Broad international ETFs include:
- Vanguard Total International Stock ETF (VXUS)
- iShares Core MSCI Total International Stock ETF (IXUS)
Global diversification can help improve portfolio resilience during periods of uneven inflation across markets.
Sample Inflation-Resistant ETF Portfolio
An investor seeking inflation protection might consider a diversified allocation such as:
- 50% VTI
- 15% VXUS
- 15% TIP
- 10% VNQ
- 5% GLD
- 5% SCHD
This structure combines growth assets, inflation-linked bonds, real assets, and dividend income sources.
The exact allocation should be adjusted based on risk tolerance, investment objectives, and time horizon.
Common Mistakes Investors Make
When attempting to hedge inflation, investors often make several errors:
Holding Too Much Cash
Cash may feel safe, but inflation steadily erodes its purchasing power.
Chasing Short-Term Inflation Trends
Inflation cycles can change quickly, making tactical decisions difficult.
Ignoring Diversification
No single asset class provides perfect inflation protection under all circumstances.
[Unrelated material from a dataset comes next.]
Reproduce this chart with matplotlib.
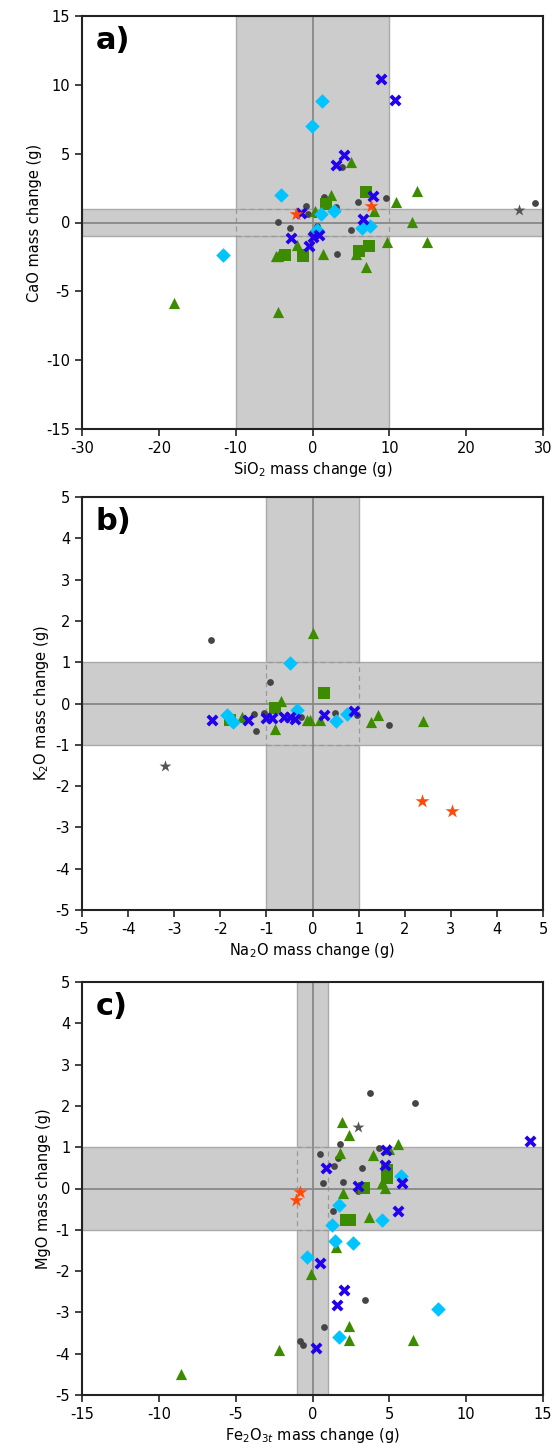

Overallocating to Gold or Commodities
While useful as hedges, these assets can experience prolonged periods of underperformance.
A balanced approach is generally more effective than relying on a single inflation hedge.
Final Thoughts
Inflation is an unavoidable reality for investors, but it does not have to undermine long-term financial goals. A thoughtfully diversified ETF portfolio can help preserve purchasing power while continuing to generate growth and income over time.
Broad-market equity funds such as the Vanguard Total Stock Market ETF (VTI) remain the foundation of most inflation-resistant portfolios. Investors can further strengthen their defenses through inflation-linked bonds such as the iShares TIPS Bond ETF (TIP), real estate exposure through the Vanguard Real Estate ETF (VNQ), dividend-growth strategies such as the Schwab U.S. Dividend Equity ETF (SCHD), and selective allocations to gold and commodities.
Ultimately, the most effective inflation strategy is not attempting to predict inflation perfectly, but building a diversified portfolio capable of adapting to a wide range of economic environments. Over the long run, diversification, discipline, and consistent investing remain the strongest tools for protecting wealth against rising prices.